Of course, there is one potential problem: no one knows how this kind of covert communication system—whether echolocation or vocalizations—could affect actual marine mammals. Would they be confused?

Previous experiments suggest whales and dolphins can quickly figure out when the sound being played is a recording or otherwise artificial, but they may still change their behavior in response by increasing and changing their own vocalizations, Bowles says.

“Dolphins are known to whistle back in response to signals in their whistle frequency band, and we have known them to actually jam those frequency bands with intense whistling in response to a stimulus,” Frasier says. “Dolphins, including pilot whales, are generally quite curious, so it’s likely that they would be intrigued by and respond to these signals.”

That could mean negative impacts for whales or dolphins, if their sudden flurry of communication in response to artificial noise gives away their own location to predators and prey.
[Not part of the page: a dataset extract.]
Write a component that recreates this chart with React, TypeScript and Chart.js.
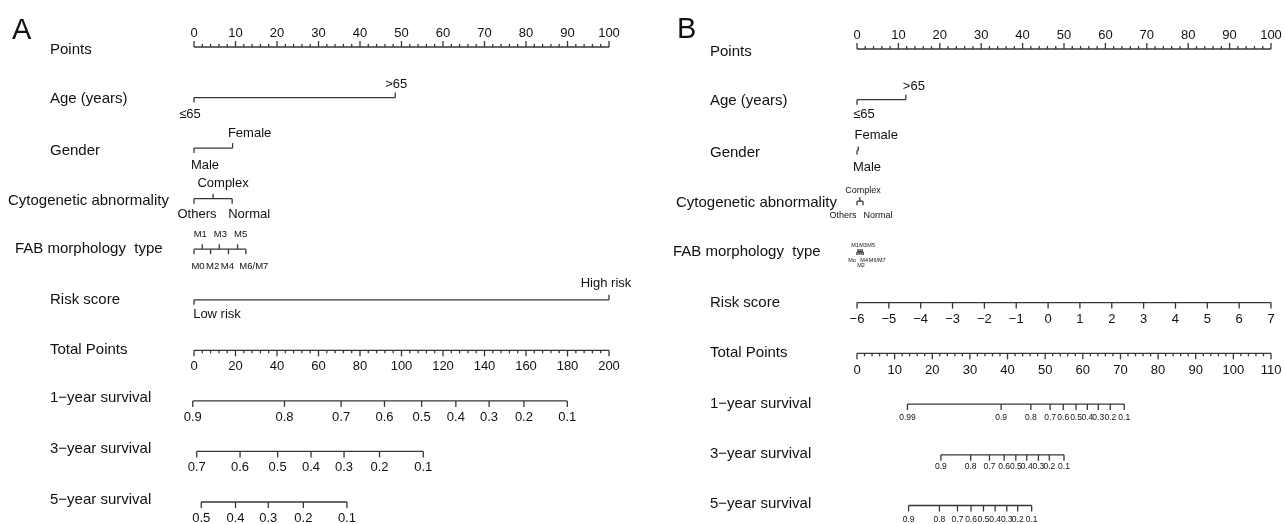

Artificial signals could also cause them to abandon their current plans and move away from the noise. At the very least, the system could distract the animals and waste their time by forcing them to figure out what’s going on. But if it’s a rarely used system, such impacts could be minimal compared with the many different underwater sounds that marine mammals already deal with on a daily basis.

“In [the United States], if we were to use such a technique, there would have to be experimental proof that the challenge posed was not overwhelming for any other species in the area where you were planning on using it,” Bowles says.

The Chinese research does not appear to have progressed beyond the laboratory stage yet, and it’s unknown if the US Navy has continued Project Combo. Laws such as the Marine Mammal Protection Act of 1972 have given rise to regulatory efforts aimed at controlling the amount of noise humans generate in the oceans, and military organizations such as NATO have standards for underwater sounds. But a military could still conduct such experiments secretly without notifying anyone, Diamant points out: “Just because you can’t read about it anymore doesn’t mean they don’t do it, right?”